Following the WROs, Swedish fashion brand H&M announced it was ending its relationship with Xinjiang-based yarn producer Huafu Fashion, with which it had an indirect business relationship.

But much before the pandemic struck, the tensions arising out of the US-China trade war had prompted many apparel brands to limit their exposure to the region, and in general China, by moving operations to Bangladesh, Indonesia and Vietnam. China also has trade rows with Australia and European nations. In July, sportswear maker Patagonia announced it was exiting Xinjiang, and that it had told its global suppliers that using fibre made in the region was prohibited.

Rising labour and environmental costs and China’s reluctance to produce low-cost goods were prompting retailers to move out even before, but the trade war seems to have accelerated their departure. Uniqlo, Levi’s, Crocs, Calvin Klein and Tommy Hilfiger have moved their entire manufacturing base out of China.

But following the pandemic, splintered balance sheets and capital constraints have proved a dampener for shifting. Moreover, shifting production lines is time consuming and many other countries may not offer integrated infrastructure, top quality labour and sophisticated logistics like China does. Lack of integration with major global supply chains is another bottleneck.

The Chinese share in the US apparel market has been declining since 2018. Due to the impact of the pandemic, the overall US apparel imports dropped by 30 per cent in the first seven months of 2020, while its import of Chinese apparel dropped by 49 per cent. The latest CBP decision may accelerate the trend further and create a $10 billion opportunity in the US apparel market for other countries like India, according to the Indian Texpreneurs Federation (ITF).

Several major apparel exporters from India have either already started receiving increased orders or are in active discussions with large international buyers that want to raise their sourcing from India. The shift, which was previously expected to take place gradually over the medium term, could be expedited in the light of this recent development, ICRA said.

German leisurewear brand Marc O’Polo has placed a huge order for jerseys to its Indian vendor Warsaw International. US-based babywear brand Carter wants to shift a significant portion of its business from China to India and has reportedly asked Tamil Nadu-based SP Apparels to work on developing a new fabric using manmade fibres. KPR Mill Limited’s buyers have told the company that sourcing from India will be much higher this year. Tiruppur Exporters Association (TEA) president Raja N Shanmugam expects a 25 per cent rise in sourcing this season.

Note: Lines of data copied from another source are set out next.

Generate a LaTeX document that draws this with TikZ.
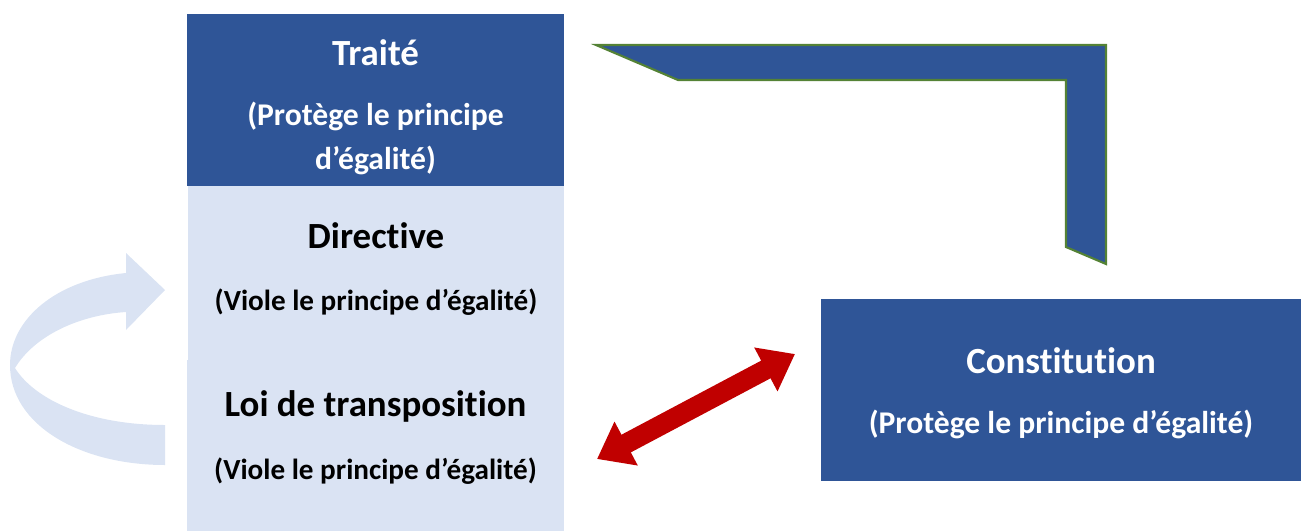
\documentclass[tikz,border=0pt]{standalone}
\usepackage{fontspec}
\setmainfont{Carlito}[Ligatures=NoCommon]
\usepackage{xcolor}
\usepackage{tikz}
\usetikzlibrary{arrows.meta,positioning}
\definecolor{darkblue}{HTML}{2F5597}
\definecolor{paleblue}{HTML}{DAE3F3}
\definecolor{darkred}{HTML}{C00000}
\definecolor{leafgreen}{HTML}{548235}

\begin{document}
\begin{tikzpicture}[x=0.02cm, y=-0.02cm,
	box/.style = {shape=rectangle, inner sep=0pt,
	minimum width=7.54cm, minimum height=3.44cm},
	darkbox/.style = {box, fill=darkblue},
	palebox/.style = {box, fill=paleblue},
	title/.style = {font=\fontsize{21}{25}\selectfont\bfseries, align=center},
	sub/.style = {font=\fontsize{18}{25}\selectfont\bfseries, align=center},
	smallsub/.style = {font=\fontsize{16.6}{25}\selectfont\bfseries, align=center},
	bent/.style = {fill=darkblue, draw=leafgreen, line width=1.2pt, line join=miter},
	clash/.style = {darkred, line width=0.4cm,
	{Triangle[length=0.66cm,width=0.95cm]}-{Triangle[length=0.66cm,width=0.95cm]}}
]
\useasboundingbox (0,0) rectangle (1301,531);

\node[darkbox] (traite) at (375.5,100) {};
\node[palebox, minimum height=3.48cm] (directive) at (376,273) {};
\node[palebox, minimum height=3.42cm] (loi) at (375.5,445.5) {};
\node[darkbox, minimum width=9.6cm, minimum height=3.64cm] (constitution) at (1061,390) {};

\node[title, text=white] (traiteT) at (375.5,53) {Traité};
\node[sub, text=white] (traiteS) at (375.5,138) {(Protège le principe\\d’égalité)};
\node[title] (directiveT) at (376,236) {Directive};
\node[smallsub] (directiveS) at (376,302) {(Viole le principe d’égalité)};
\node[title] (loiT) at (375.5,406) {Loi de transposition};
\node[smallsub] (loiS) at (375.5,471) {(Viole le principe d’égalité)};
\node[title, text=white] (constitutionT) at (1061,361) {Constitution};
\node[sub, text=white] (constitutionS) at (1061,424) {(Protège le principe d’égalité)};

\draw[bent] (596,45) -- (1106,45) -- (1106,264) -- (1066,247)
	-- (1066,80) -- (678,80) -- cycle;

\fill[paleblue] (165,425) .. controls (90,425) and (35,400) .. (15,368)
	.. controls (35,335) and (80,315) .. (126,312)
	-- (126,330) -- (165,290) -- (126,253) -- (126,273)
	.. controls (55,280) and (10,320) .. (10,365)
	.. controls (10,425) and (80,465) .. (165,465) -- cycle;

\coordinate (loiend) at (597,459);
\coordinate (constend) at (795,354);
\draw[clash] (loiend) -- (constend);
\end{tikzpicture}
\end{document}
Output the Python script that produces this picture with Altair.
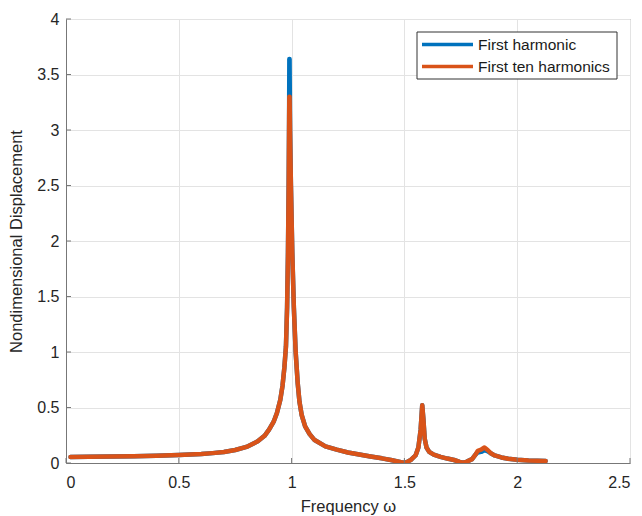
import altair as alt
import pandas as pd

# Frequency response of the nondimensional displacement
freq_first = [0.02, 0.1, 0.2, 0.3, 0.4, 0.5, 0.6, 0.65, 0.7, 0.75, 0.8, 0.85, 0.88, 0.9, 0.92,
              0.935, 0.95, 0.96, 0.968, 0.975, 0.98, 0.984, 0.987, 0.989, 0.990, 0.991, 0.993,
              0.997, 1.003, 1.01, 1.018, 1.027, 1.035, 1.045, 1.06, 1.08, 1.1, 1.15, 1.2, 1.25,
              1.3, 1.35, 1.4, 1.44, 1.47, 1.495, 1.51, 1.53, 1.55, 1.562, 1.572, 1.579, 1.584,
              1.59, 1.598, 1.61, 1.63, 1.66, 1.69, 1.72, 1.745, 1.758, 1.775, 1.8, 1.815, 1.825,
              1.84, 1.855, 1.87, 1.885, 1.9, 1.93, 1.96, 2.0, 2.05, 2.126]
disp_first = [0.055, 0.056, 0.058, 0.061, 0.065, 0.071, 0.081, 0.089, 0.099, 0.117, 0.145, 0.195,
              0.245, 0.30, 0.37, 0.45, 0.57, 0.70, 0.86, 1.05, 1.40, 1.90, 2.50, 3.10, 3.64, 3.64,
              3.00, 2.50, 1.90, 1.40, 1.00, 0.72, 0.55, 0.43, 0.33, 0.26, 0.21, 0.15, 0.12, 0.095,
              0.076, 0.058, 0.042, 0.027, 0.014, 0.003, 0.008, 0.03, 0.07, 0.14, 0.30, 0.52, 0.40,
              0.22, 0.14, 0.10, 0.075, 0.055, 0.040, 0.027, 0.010, 0.002, 0.010, 0.035, 0.075,
              0.095, 0.10, 0.115, 0.105, 0.085, 0.068, 0.05, 0.038, 0.029, 0.023, 0.018]

freq_ten = [0.02, 0.1, 0.2, 0.3, 0.4, 0.5, 0.6, 0.65, 0.7, 0.75, 0.8, 0.85, 0.88, 0.9, 0.92,
            0.935, 0.95, 0.96, 0.968, 0.975, 0.98, 0.984, 0.987, 0.989, 0.990, 0.991, 0.993,
            0.997, 1.003, 1.01, 1.018, 1.027, 1.035, 1.045, 1.06, 1.08, 1.1, 1.15, 1.2, 1.25,
            1.3, 1.35, 1.4, 1.44, 1.47, 1.495, 1.51, 1.53, 1.55, 1.562, 1.572, 1.579, 1.584,
            1.59, 1.598, 1.61, 1.63, 1.66, 1.69, 1.72, 1.745, 1.758, 1.775, 1.8, 1.815, 1.825,
            1.84, 1.855, 1.87, 1.885, 1.9, 1.93, 1.96, 2.0, 2.05, 2.126]
disp_ten = [0.055, 0.056, 0.058, 0.061, 0.065, 0.071, 0.081, 0.089, 0.099, 0.117, 0.145, 0.195,
            0.245, 0.30, 0.37, 0.45, 0.57, 0.70, 0.86, 1.05, 1.40, 1.90, 2.50, 3.10, 3.30, 3.30,
            3.00, 2.50, 1.90, 1.40, 1.00, 0.72, 0.55, 0.43, 0.33, 0.26, 0.21, 0.15, 0.12, 0.095,
            0.076, 0.058, 0.042, 0.027, 0.014, 0.003, 0.008, 0.03, 0.07, 0.14, 0.30, 0.52, 0.40,
            0.22, 0.14, 0.10, 0.075, 0.055, 0.040, 0.027, 0.010, 0.002, 0.010, 0.035, 0.075,
            0.11, 0.12, 0.14, 0.115, 0.085, 0.068, 0.05, 0.038, 0.029, 0.023, 0.018]

series_names = ["First harmonic", "First ten harmonics"]
series_colors = ["#0072BD", "#D95319"]

x_ticks = [0, 0.5, 1, 1.5, 2, 2.5]
y_ticks = [0, 0.5, 1, 1.5, 2, 2.5, 3, 3.5, 4]

W, H = 564, 444
FONT = "Liberation Sans"

df_first = pd.DataFrame({"freq": freq_first, "disp": disp_first, "series": series_names[0]})
df_ten = pd.DataFrame({"freq": freq_ten, "disp": disp_ten, "series": series_names[1]})

x_scale = alt.Scale(domain=[0, 2.5], nice=False, zero=False)
y_scale = alt.Scale(domain=[0, 4], nice=False)
color_scale = alt.Scale(domain=series_names, range=series_colors)

x_enc = alt.X("freq:Q", scale=x_scale, title="Frequency ω",
              axis=alt.Axis(values=x_ticks, format="~g", ticks=False, labelPadding=11,
                            titlePadding=8))
y_enc = alt.Y("disp:Q", scale=y_scale, title="Nondimensional Displacement",
              axis=alt.Axis(values=y_ticks, format="~g", ticks=False, labelPadding=7,
                            titlePadding=12))


def curve(df):
    return alt.Chart(df).mark_line(
        strokeWidth=4.5, clip=True, strokeJoin="round", strokeCap="round"
    ).encode(
        x=x_enc, y=y_enc,
        color=alt.Color("series:N", scale=color_scale, legend=None),
    )


# inward tick marks along the bottom and left axes
xt = alt.Chart(pd.DataFrame({"freq": x_ticks})).mark_rule(color="#777", strokeWidth=1).encode(
    x=alt.X("freq:Q", scale=x_scale), y=alt.value(H), y2=alt.value(H - 5))
yt = alt.Chart(pd.DataFrame({"disp": y_ticks})).mark_rule(color="#777", strokeWidth=1).encode(
    y=alt.Y("disp:Q", scale=y_scale), x=alt.value(0), x2=alt.value(5))

# legend box
lx0, ly0, lx1, ly1 = 351, 13, 551, 60
legend_box = alt.Chart(pd.DataFrame({"a": [0]})).mark_rect(
    fill="white", stroke="#333", strokeWidth=1).encode(
    x=alt.value(lx0), x2=alt.value(lx1), y=alt.value(ly0), y2=alt.value(ly1))
row_y = [25.5, 47.5]
legend_layers = []
for i, name in enumerate(series_names):
    legend_layers.append(
        alt.Chart(pd.DataFrame({"series": [name]})).mark_rule(strokeWidth=3.5).encode(
            x=alt.value(356), x2=alt.value(407), y=alt.value(row_y[i]),
            color=alt.Color("series:N", scale=color_scale, legend=None)))
    legend_layers.append(
        alt.Chart(pd.DataFrame({"series": [name]})).mark_text(
            align="left", baseline="middle", font=FONT, fontSize=15.5, color="#1a1a1a").encode(
            x=alt.value(412), y=alt.value(row_y[i]), text="series:N"))

chart = alt.layer(
    curve(df_first), curve(df_ten), xt, yt, legend_box, *legend_layers
).properties(
    width=W, height=H,
    autosize=alt.AutoSizeParams(type="none"),
    padding={"left": 66, "top": 19, "right": 12, "bottom": 53},
).configure(
    background="white",
).configure_view(
    stroke="#888", strokeWidth=1,
).configure_axis(
    labelFont=FONT, titleFont=FONT, labelFontSize=16, titleFontSize=16.5,
    labelColor="#262626", titleColor="#262626", titleFontWeight="normal",
    domainColor="#777", grid=True, gridColor="#e3e3e3", gridWidth=1,
)

chart.save("out.html", embed_options={"renderer": "svg", "actions": False})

According to the European Union’s Centre for the Promotion of Imports from Developing Countries, even for European apparel buyers, basic apparel production can be relatively easy to move to lower-cost locations, but higher-value clothing requires much more specialisation and quality assurance. China became strongly specialised in manufacturing high-value items such as outerwear and accessories over the years. India still has to build capabilities and expertise in areas of winter clothing, activewear, speciality clothing and specialised sportswear, feels the Clothing Manufacturers Association of India (CMAI).

Other not-so-advanced countries in the value chain cannot compete with China now in quality and quantity, often creating risks for buyers in relation to product quality and factory safety. In the high-value segment, China still offers a good balance of cost, reliability, speed to market and low risk of non-compliance and till competing countries.